Prescribed burns extinguished for 2010 Print
CAMERON STRANDBERG, REPORTER   
May 13, 2010


Jasper National Park will conduct no prescribed burns in the park this summer and may even have to scale back the fire management program entirely in the years to come.

According to Jasper National Park’s Fire and Vegetation Specialist Dave Smith, the reasons for the prescribed burn cancellation are twofold: lack of money in this year’s budget and lack of moisture in the ground.

“The federal government is strapped for cash and they’ve totally cancelled the program for this summer, but if they were going to cancel things, this was the best time to do it,” said Smith.

Smith explained that the drought code, the index that parks uses to measure the dryness in the ground beneath, the layers of dead grass, moss and leaves on the forest floor, is well below traditional levels. The drought code is currently showing soil dryness at levels traditionally found at the end of a summer, not the beginning when spring rains and melts are rife. This means that conditions for setting a prescribed fire this summer are likely not going to be ideal unless there are significant rainfalls.

The lack of moisture in the ground means that when a fire burns, it can burn much more severely than normal and significantly lengthen the amount of time it takes for vegetation to grow back. Prescribed burns are typically ordered when moisture conditions (along with a variety of other factors) are right and re-growth can happen soon after the fire burns out.

Conditions right now could create some very severe and harsh burns on the ground, that would effectively be a “scorched earth” burn, said Smith. Worse, the conditions that lead to harsher burns appear to be happening with greater frequency.

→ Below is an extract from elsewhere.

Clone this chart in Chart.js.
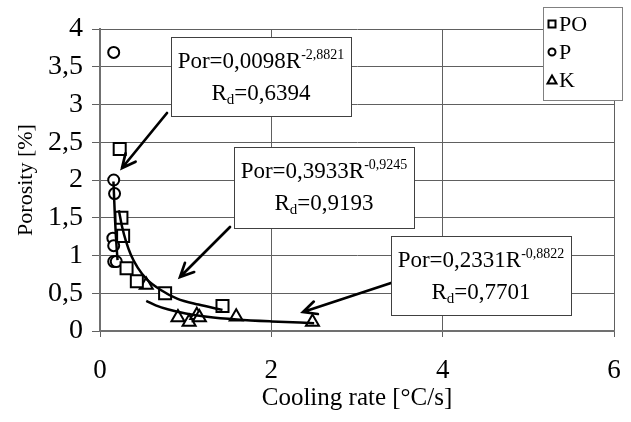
<!DOCTYPE html>
<html lang="en">
<head>
<meta charset="UTF-8">
<title>Porosity vs cooling rate</title>
<script src="https://cdn.jsdelivr.net/npm/chart.js"></script>
<style>
  body { margin: 0; background: #fff; }
  #chart { display: block; }
</style>
</head>
<body>
<canvas id="chart" width="631" height="422"></canvas>
<script>
    // measured points, cooling rate [°C/s] vs porosity [%]
    const poX = [0.23, 0.25, 0.27, 0.31, 0.43, 0.76, 1.43];
    const poY = [2.41, 1.50, 1.26, 0.83, 0.66, 0.50, 0.33];
    const pX = [0.16, 0.16, 0.17, 0.15, 0.16, 0.16, 0.19];
    const pY = [3.69, 2.00, 1.82, 1.23, 1.13, 0.92, 0.92];
    const kX = [0.54, 0.91, 1.04, 1.13, 1.16, 1.59, 2.48];
    const kY = [0.61, 0.18, 0.12, 0.21, 0.18, 0.19, 0.12];

    // trend lines
    const poFitX = [0.22, 0.26, 0.30, 0.36, 0.44, 0.55, 0.70, 0.90, 1.15, 1.43];
    const poFitY = [1.60, 1.37, 1.20, 1.01, 0.84, 0.68, 0.55, 0.43, 0.35, 0.28];
    const pFitX = [0.157, 0.165, 0.175, 0.185, 0.195, 0.205];
    const pFitY = [1.98, 1.76, 1.49, 1.27, 1.09, 0.94];
    const kFitX = [0.54, 0.65, 0.80, 1.00, 1.25, 1.60, 2.00, 2.50];
    const kFitY = [0.40, 0.34, 0.285, 0.233, 0.19, 0.153, 0.127, 0.104];

    const seriesNames = ['PO', 'P', 'K'];
    const xTickLabels = ['0', '2', '4', '6'];
    const yTickLabels = ['0', '0,5', '1', '1,5', '2', '2,5', '3', '3,5', '4'];

    // fit labels
    const fitCoef = ['0,0098', '0,3933', '0,2331'];
    const fitExp = ['-2,8821', '-0,9245', '-0,8822'];
    const fitRd = ['0,6394', '0,9193', '0,7701'];

    const FONT = 'Liberation Serif';
    const pts = (xs, ys) => xs.map((x, i) => ({ x: x, y: ys[i] }));

    function markerSet(label, xs, ys, style, r) {
        return {
            type: 'scatter',
            label: label,
            data: pts(xs, ys),
            pointStyle: style,
            pointRadius: r,
            pointHoverRadius: r,
            pointBorderWidth: 2,
            pointBorderColor: '#000',
            pointBackgroundColor: '#fff',
            order: 2
        };
    }

    function fitSet(xs, ys) {
        return {
            type: 'line',
            label: '',
            data: pts(xs, ys),
            borderColor: '#000',
            borderWidth: 2.5,
            pointRadius: 0,
            cubicInterpolationMode: 'monotone',
            fill: false,
            order: 1
        };
    }

    // text boxes + arrows (pixel layout)
    const boxes = [
        { x: 171, y: 37, w: 180, h: 79 },
        { x: 234, y: 147, w: 180, h: 81 },
        { x: 391, y: 236, w: 180, h: 79 }
    ];
    const arrows = [
        [167, 113, 122, 168],
        [230, 227, 180, 277],
        [391, 283, 303, 312]
    ];

    function drawArrow(ctx, x1, y1, x2, y2) {
        const a = Math.atan2(y2 - y1, x2 - x1);
        const len = 15, spread = 0.45;
        ctx.beginPath();
        ctx.moveTo(x1, y1);
        ctx.lineTo(x2, y2);
        ctx.moveTo(x2 - len * Math.cos(a - spread), y2 - len * Math.sin(a - spread));
        ctx.lineTo(x2, y2);
        ctx.lineTo(x2 - len * Math.cos(a + spread), y2 - len * Math.sin(a + spread));
        ctx.stroke();
    }

    const notesPlugin = {
        id: 'notes',
        afterDatasetsDraw(chart) {
            const ctx = chart.ctx;
            ctx.save();
            ctx.strokeStyle = '#000';
            ctx.lineWidth = 2.7;
            ctx.lineCap = 'round';
            arrows.forEach(a => drawArrow(ctx, a[0], a[1], a[2], a[3]));

            boxes.forEach((b, i) => {
                ctx.fillStyle = '#fff';
                ctx.fillRect(b.x, b.y, b.w, b.h);
                ctx.lineWidth = 1;
                ctx.strokeStyle = '#404040';
                ctx.strokeRect(b.x + 0.5, b.y + 0.5, b.w, b.h);

                ctx.fillStyle = '#000';
                ctx.textBaseline = 'alphabetic';
                ctx.textAlign = 'left';
                const cx = b.x + b.w / 2;

                // line 1: Por=aR^b
                const main = 'Por=' + fitCoef[i] + 'R';
                ctx.font = '23px "' + FONT + '"';
                const wMain = ctx.measureText(main).width;
                ctx.font = '14px "' + FONT + '"';
                const wSup = ctx.measureText(fitExp[i]).width;
                let x0 = cx - (wMain + wSup) / 2;
                const base1 = b.y + 31;
                ctx.font = '23px "' + FONT + '"';
                ctx.fillText(main, x0, base1);
                ctx.font = '14px "' + FONT + '"';
                ctx.fillText(fitExp[i], x0 + wMain, base1 - 9);

                // line 2: R_d=..
                const rest = '=' + fitRd[i];
                ctx.font = '23px "' + FONT + '"';
                const wR = ctx.measureText('R').width;
                const wRest = ctx.measureText(rest).width;
                ctx.font = '15px "' + FONT + '"';
                const wD = ctx.measureText('d').width;
                x0 = cx - (wR + wD + wRest) / 2;
                const base2 = b.y + 63;
                ctx.font = '23px "' + FONT + '"';
                ctx.fillText('R', x0, base2);
                ctx.fillText(rest, x0 + wR + wD, base2);
                ctx.font = '15px "' + FONT + '"';
                ctx.fillText('d', x0 + wR, base2 + 4);
            });
            ctx.restore();
        },
        afterDraw(chart) {
            // legend box
            const ctx = chart.ctx;
            const lx = 543, ly = 7, lw = 79, lh = 93;
            ctx.save();
            ctx.fillStyle = '#fff';
            ctx.fillRect(lx, ly, lw, lh);
            ctx.strokeStyle = '#808080';
            ctx.lineWidth = 1;
            ctx.strokeRect(lx + 0.5, ly + 0.5, lw, lh);

            const styles = ['rect', 'circle', 'triangle'];
            ctx.font = '22px "' + FONT + '"';
            ctx.textBaseline = 'middle';
            ctx.textAlign = 'left';
            seriesNames.forEach((name, i) => {
                const my = ly + 17 + i * 28;
                const mx = lx + 9;
                ctx.strokeStyle = '#000';
                ctx.lineWidth = 2;
                ctx.beginPath();
                if (styles[i] === 'rect') {
                    ctx.rect(mx - 3.5, my - 3.5, 7, 7);
                } else if (styles[i] === 'circle') {
                    ctx.arc(mx, my, 3.5, 0, Math.PI * 2);
                } else {
                    ctx.moveTo(mx, my - 4.5);
                    ctx.lineTo(mx + 4.5, my + 3.5);
                    ctx.lineTo(mx - 4.5, my + 3.5);
                    ctx.closePath();
                }
                ctx.stroke();
                ctx.fillStyle = '#000';
                ctx.fillText(name, lx + 16, my + 1);
            });
            ctx.restore();
        }
    };

    Chart.defaults.color = '#000';
    Chart.defaults.font.family = FONT;

    new Chart(document.getElementById('chart'), {
        type: 'scatter',
        data: {
            datasets: [
                markerSet(seriesNames[0], poX, poY, 'rect', 8.5),
                markerSet(seriesNames[1], pX, pY, 'circle', 5.5),
                markerSet(seriesNames[2], kX, kY, 'triangle', 7.5),
                fitSet(poFitX, poFitY),
                fitSet(pFitX, pFitY),
                fitSet(kFitX, kFitY)
            ]
        },
        options: {
            responsive: false,
            animation: false,
            layout: { padding: { left: 0, top: 29, right: 17, bottom: 0 } },
            plugins: {
                legend: { display: false },
                tooltip: { enabled: false }
            },
            scales: {
                x: {
                    type: 'linear',
                    min: 0,
                    max: 6,
                    afterFit: s => { s.height = 91; s.paddingLeft = 0; s.paddingRight = 0; },
                    ticks: {
                        stepSize: 2,
                        padding: 18,
                        font: { size: 27 },
                        callback: (v, i) => xTickLabels[i]
                    },
                    grid: { color: '#606060', lineWidth: 1, tickLength: 6 },
                    border: { color: '#707070', width: 2 },
                    title: {
                        display: true,
                        text: 'Cooling rate [°C/s]',
                        font: { size: 25 },
                        padding: { top: 0, bottom: 9 }
                    }
                },
                y: {
                    min: 0,
                    max: 4,
                    afterFit: s => { s.width = 100; s.paddingTop = 0; s.paddingBottom = 0; },
                    ticks: {
                        stepSize: 0.5,
                        padding: 9,
                        font: { size: 28 },
                        callback: (v, i) => yTickLabels[i]
                    },
                    grid: { color: '#606060', lineWidth: 1, tickLength: 8 },
                    border: { color: '#707070', width: 2 },
                    title: {
                        display: true,
                        text: 'Porosity [%]',
                        font: { size: 22 },
                        padding: { top: 13, bottom: 0 }
                    }
                }
            }
        },
        plugins: [notesPlugin]
    });
</script>
</body>
</html>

“Until we get a good amount of drought code affecting downfalls, we may be out of the business of burning,” said Smith. “That would be disappointing, but if the conditions aren’t right, there’s not a lot we can do.”

He said over the last eight to nine years, the drought code has generally been showing higher than normal readings (the higher, the drier).

“The drought code is one of the most important indicators that we have about what a fire is going to do,” said Smith. 

For those numbers to be so high right now and to be trending upwards is a distinct sign that Jasper is in the midst of a drought trend, he believes.

Smith said the rain and snow over the past several weeks around Jasper will do little to lower the code. The wet stuff didn’t come down in any sustained way and has only been enough to get the surface of the ground damp.

Smith said there were a number of prescribed burns in the works for the area this summer. A 750 to 800 ha fire could have been set in the Vine Creek area, near Windy Point. Six much smaller prescribed burns (20 ha each) were also planned for locations on top of the Bench, directly behind the town. The Fiddle Creek area, at the point where it leads into the Athabasca, was also to be prescribed a 350 ha burn this summer.

Smith explained some of those prescribed burns were being done as fire barriers for a larger prescribed fire set to burn sometime in the years to come. However, given that things are so dry right now, Smith said those prescribed fires may never happen.

“We may not need it. Nature might takes its own course and burn,” said Smith. “A big fire that’s totally out of our control, that’s a real possibility.”

Staff members for MP Rob Merrifield could not address why there is no federal funding for prescribed burns this year by press time.